2015년 12월 8일 화요일

django haystack, elasticsearch 그리고 은전한닢 연동(2)

4. 은전한닢이 적용된 elasticsearch와 haystack의 연동

기본적으로 다음 링크의 방법을 참고하여 진행했다.

https://wellfire.co/learn/custom-haystack-elasticsearch-backend/

이 때 클래스 class ConfigurableElasticBackend(ElasticsearchSearchBackend): 에서 정의하는 defulat analyzer를 반드시 5번에서 설정한 analyzer값으로 바꿔야한다.(여기서는 korean_index)

결과적으로 haystack의 elasticsearch관련 backend 설정하는 부분을 상속 받아서 수정하는 방법이다. haystack자체를 수정하지 않으면서 custom analyzer를 사용할 수 있는 좋은 방법인 것 같아 사용했다.

아래는 위의 블로그에서 볼 수 있는 설명의 전문
-------------------------------------------------------------------------------------------------

lot of feature requirements in Django projects are solved by domain specific third-party modules that smartly fit the bill and end up becoming something of a community standard. For search, Haystack is that touchstone: it supports some of the most common search engines and its API closely mirrors that of existing Django APIs, making it easy for developers to get started.
We’ve been using Haystack with a Lucene backed engine called ElasticSearch - you know, for search. Unlike the popular Solr search engine, ElasticSearch uses schema-free JSON instead of XML and runs as a binary without requiring an external Java server. For our needs it optimizes simplicity and power.
Note: ElasticSearch support is only available in Haystack 2.0.0 beta. To use it you’ll need to grab the code from source, not PyPI.

What ElasticSearch can do

Rather than simply filtering your content, a search engine performs textual matching. Unlike aLIKE query in SQL, the query and indexed content can be provided with different relevancy weights, language characteristics can be chosen, and even synonyms.

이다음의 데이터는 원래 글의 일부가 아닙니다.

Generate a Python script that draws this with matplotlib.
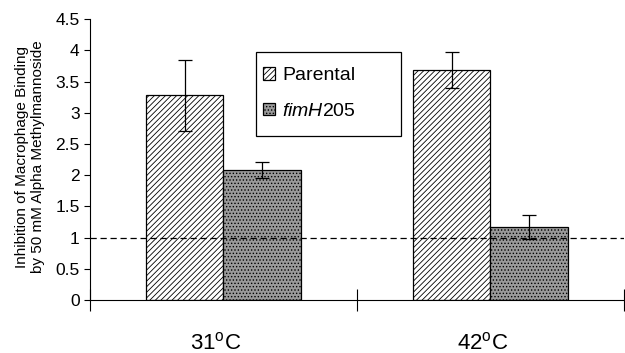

And it can do across different types of content, or rather, different types of ‘documents’.
The search engine does so by tokenizing and filtering the content - both indexed content and query terms. ElasticSearch allows you to configure how these are used, and you can add your own as well. With the available filters and tokenizers, you can add in analyzers that reference different languages, use custom stop words, and filter on synonyms. You update the index based on the index configuration.
Here’s an example from the ElasticSearch docs for setting up an analyzer to filter on synonyms using a provided synonym file.
{
   "index" : {
       "analysis" : {
           "analyzer" : {
               "synonym" : {
                   "tokenizer" : "whitespace",
                   "filter" : ["synonym"]
               }
           },
           "filter" : {
               "synonym" : {
                   "type" : "synonym",
                   "synonyms_path" : "analysis/synonym.txt"
               }
           }
       }
   }
}
This looks like a pretty useful feature until you realize that Haystack’s ElasticSearch backend only supports a default setting configuration. Here’s what our index settings look like (source).
DEFAULT_SETTINGS = {
   'settings': {
       "analysis": {
           "analyzer": {
               "ngram_analyzer": {
                   "type": "custom",
                   "tokenizer": "lowercase",
                   "filter": ["haystack_ngram"]
               },
               "edgengram_analyzer": {
                   "type": "custom",
                   "tokenizer": "lowercase",
                   "filter": ["haystack_edgengram"]
               }
           },
           "tokenizer": {
               "haystack_ngram_tokenizer": {
                   "type": "nGram",
                   "min_gram": 3,
                   "max_gram": 15,
               },
               "haystack_edgengram_tokenizer": {
                   "type": "edgeNGram",
                   "min_gram": 2,
                   "max_gram": 15,
                   "side": "front"
               }
           },
           "filter": {
               "haystack_ngram": {
                   "type": "nGram",
                   "min_gram": 3,
                   "max_gram": 15
               },
               "haystack_edgengram": {
                   "type": "edgeNGram",
                   "min_gram": 2,
                   "max_gram": 15
               }
           }
       }
   }
}
And here’s the snippet showing how these are used (source).
if current_mapping != self.existing_mapping:
   try:
       # Make sure the index is there first.
       self.conn.create_index(self.index_name, self.DEFAULT_SETTINGS)
       self.conn.put_mapping(self.index_name, 'modelresult', current_mapping)
       self.existing_mapping = current_mapping
   except Exception:
       if not self.silently_fail:
           raise
The settings configure two nGram analyzers for Haystack, but we’re left without a way of changing the filter or tokenizer attributes, or of adding a new analyzer.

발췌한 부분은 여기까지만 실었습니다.